Posts Tagged ‘Joe Cocker & Jennifer Warnes’

A Baker’s Dozen From 1982

May 6, 2011

Originally posted August 22, 2007

When I settled on 1982 as the year for this morning’s Baker’s Dozen – after dabbling with the ideas of 1963 and 1964, two other years still unexplored – I wasn’t entirely hopeful.

I know I listened to the radio during the year – most likely to the station in the Twin Cities that at the time played “the hits of the Sixties, the Seventies and today” without playing all of the Top 40. Nothing very rude or raucous came out of the station’s studios. Not being a radio guy, I’m not sure what the format was called; I think today it would be called “Adult Contemporary.”

I thought about 1982 while the RealPlayer was sorting mp3s, though, and I realized that I couldn’t independently recall hearing a lot of music during the year. In fact, only one song came to mind, “Wasted On The Way” by Crosby, Stills & Nash, which I recall hearing as I drove through Iowa on my way to check out the graduate school at the University of Missouri. And I thought it was odd that I would remember so little music; after all, music has been one of the main foundations of my life. And on a practical level, a good part of a reporter’s workweek is spent driving to and from things, and I always had the car radio on. And the radio frequently provided the background to evenings at home, as we didn’t watch much television. But what did I hear? I really don’t recall.

Oh, I know what some of the music from 1982 was, having dug into it later and filled in the record collection with things I missed. But I must have been on autopilot that year, for I have no hooks of memory on which to hang any songs.

Still, the Baker’s Dozen is pretty decent selection:

“It’s Raining Again” by Supertramp, A&M single 2502

“Walking on a Wire” by Richard & Linda Thompson from Shoot Out The Lights

“Marina Del Rey” by George Strait, MCA single 52120

“Take A Chance With Me” by Roxy Music from Avalon

“Thank You For The Promises” by Gordon Lightfoot from Shadows

“Still In Saigon” by the Charlie Daniels Band, Epic single 02828

“Straight Back” by Fleetwood Mac from Mirage

“Up Where We Belong” by Joe Cocker & Jennifer Warnes from the soundtrack to An Office and a Gentleman

“Cleaning Windows” by Van Morrison from Beautiful Vision

“I Can’t Survive” by Jimmy Johnson from North/South

“A Good Man Is Hard To Find (Pittsburgh)” by Bruce Springsteen at the Power Station, New York

“Take Me Home” by Tom Waits and Crystal Gayle from the soundtrack to One From The Heart

“Roll Me Away” by Bob Seger, Capitol single 5235

A few notes on some of the songs:

Supertramp was in the middle of a pretty good run when the jaunty “It’s Raining Again” was released. It was the British group’s seventh Top 40 hit and the sixth to reach the Top 20 in a three-year period. The song reached No. 11, but it was the band’s last stay in the Top 20.

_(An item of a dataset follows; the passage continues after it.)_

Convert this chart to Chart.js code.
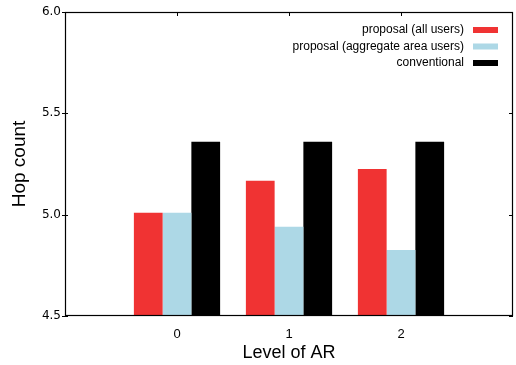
<!DOCTYPE html>
<html>
<head>
<meta charset="utf-8">
<script src="https://cdn.jsdelivr.net/npm/chart.js@4/dist/chart.umd.min.js"></script>
<style>
  html, body { margin: 0; padding: 0; background: #fff; }
  #wrap { width: 516px; height: 365px; }
</style>
</head>
<body>
<div id="wrap"><canvas id="c" width="516" height="365"></canvas></div>
<script>
// Hop count per level of aggregate routing (AR)
const levels = [0, 1, 2];
const seriesNames = ['proposal (all users)', 'proposal (aggregate area users)', 'conventional'];
const proposalAll = [5.01, 5.167, 5.225];
const proposalArea = [5.01, 4.94, 4.826];
const conventional = [5.36, 5.36, 5.36];
const yTicks = [4.5, 5.0, 5.5, 6.0];
const seriesColors = ['#f03333', '#add8e6', '#000000'];

const FONT = '"Liberation Sans", Arial, Helvetica, sans-serif';

const toPoints = vals => levels.map((x, i) => ({ x: x, y: vals[i] }));

// Frame with inward tick marks on all four sides
const framePlugin = {
  id: 'frame',
  afterDatasetsDraw(chart) {
    const { ctx, chartArea: a, scales } = chart;
    ctx.save();
    ctx.strokeStyle = '#000';
    ctx.lineWidth = 1.2;
    ctx.strokeRect(a.left + 0.5, a.top + 0.5, a.right - a.left - 1, a.bottom - a.top - 1);
    ctx.lineWidth = 1;
    ctx.beginPath();
    yTicks.forEach(v => {
      const y = Math.round(scales.y.getPixelForValue(v)) + 0.5;
      ctx.moveTo(a.left - 3, y); ctx.lineTo(a.left + 3, y);
      ctx.moveTo(a.right - 4, y); ctx.lineTo(a.right, y);
    });
    levels.forEach(v => {
      const x = Math.round(scales.x.getPixelForValue(v)) + 0.5;
      ctx.moveTo(x, a.top); ctx.lineTo(x, a.top + 4);
    });
    ctx.stroke();
    ctx.restore();
  }
};

// Legend inside the top-right corner: label then colour swatch
const legendPlugin = {
  id: 'insideLegend',
  afterDraw(chart) {
    const { ctx, chartArea: a } = chart;
    ctx.save();
    ctx.font = '12px ' + FONT;
    ctx.textAlign = 'right';
    ctx.textBaseline = 'middle';
    chart.data.datasets.forEach((ds, i) => {
      const y = a.top + 18 + i * 16.5;
      ctx.fillStyle = '#000';
      ctx.fillText(ds.label, a.right - 49, y);
      ctx.fillStyle = ds.backgroundColor;
      ctx.fillRect(a.right - 40, y - 3, 25, 6);
    });
    ctx.restore();
  }
};

new Chart(document.getElementById('c'), {
  type: 'bar',
  data: {
    datasets: [
      { label: seriesNames[0], data: toPoints(proposalAll), backgroundColor: seriesColors[0] },
      { label: seriesNames[1], data: toPoints(proposalArea), backgroundColor: seriesColors[1] },
      { label: seriesNames[2], data: toPoints(conventional), backgroundColor: seriesColors[2] }
    ]
  },
  options: {
    responsive: false,
    animation: false,
    devicePixelRatio: 1,
    layout: { padding: { top: 12, right: 3, left: 0, bottom: 0 } },
    datasets: { bar: { categoryPercentage: 0.77, barPercentage: 1.0, borderWidth: 0 } },
    plugins: { legend: { display: false }, tooltip: { enabled: false } },
    scales: {
      x: {
        type: 'linear',
        offset: false,
        min: -1, max: 3,
        grid: { display: false, drawTicks: false, offset: false },
        border: { display: false },
        ticks: {
          stepSize: 1,
          padding: 11,
          color: '#000',
          font: { family: FONT, size: 13 },
          callback: v => levels.includes(v) ? String(v) : ''
        },
        title: {
          display: true, text: 'Level of AR', color: '#000',
          font: { family: FONT, size: 18 },
          padding: { top: 0, bottom: 1 }
        },
        afterFit: s => { s.height = 49; s.paddingLeft = 0; s.paddingRight = 0; }
      },
      y: {
        min: 4.5, max: 6.0,
        grid: { display: false, drawTicks: false },
        border: { display: false },
        afterBuildTicks: s => { s.ticks = yTicks.map(v => ({ value: v })); },
        ticks: {
          padding: 4,
          color: '#000',
          font: { family: '"DejaVu Sans", sans-serif', size: 12 },
          callback: v => Number(v).toFixed(1)
        },
        title: {
          display: true, text: 'Hop count', color: '#000',
          font: { family: FONT, size: 19 },
          padding: { top: 8, bottom: 0 }
        },
        afterFit: s => { s.width = 65; s.paddingTop = 0; s.paddingBottom = 0; }
      }
    }
  },
  plugins: [framePlugin, legendPlugin]
});
</script>
</body>
</html>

“Walking on a Wire” comes from Shoot Out the Lights, the last project that Richard and Linda Thompson released before they divorced. Listeners might assume that the edginess of the material came from the tensions of the pending split, but All-Music Guide notes that most of the material was at least a couple years old. Nevertheless, there is an edge to Shoot Out the Lights that isn’t as pronounced in the couple’s earlier work. “Walking on a Wire” is typical, but the entire album is worth a listen.

I don’t have a lot of George Strait music, but for some reason, I find that “Marina Del Rey” grows more and more charming every time I hear it. Maybe it’s the dissonance of the place: One doesn’t think of a country boy taking his vacation in Marina Del Rey. Someplace on a southern river or the Gulf Coast seems more likely. But “Marina Del Rey” works, a judgment with which country listeners agreed in 1982: the record reached No. 6 on the country charts.

Gordon Lightfoot’s “Thank You For the Promises” is one of those songs that can nearly always move me to tears. Much of the album from which it comes, Shadows, is somber, and this track is typical of those parts of the record.

Jimmy Johnson is a native of Mississippi and brother to soul/R&B singer Syl Johnson. North/South, the album from which “I Can’t Survive” comes, is a nice serving of third-generation Chicago blues.

The last two songs, as stylistically different as any two can be, are a fitting conclusion, especially since it’s a random pairing. Both of them – “Take Me Home” overtly and “Roll Me Away” more implicitly – are about finding home, that physical and emotional place where one can rest.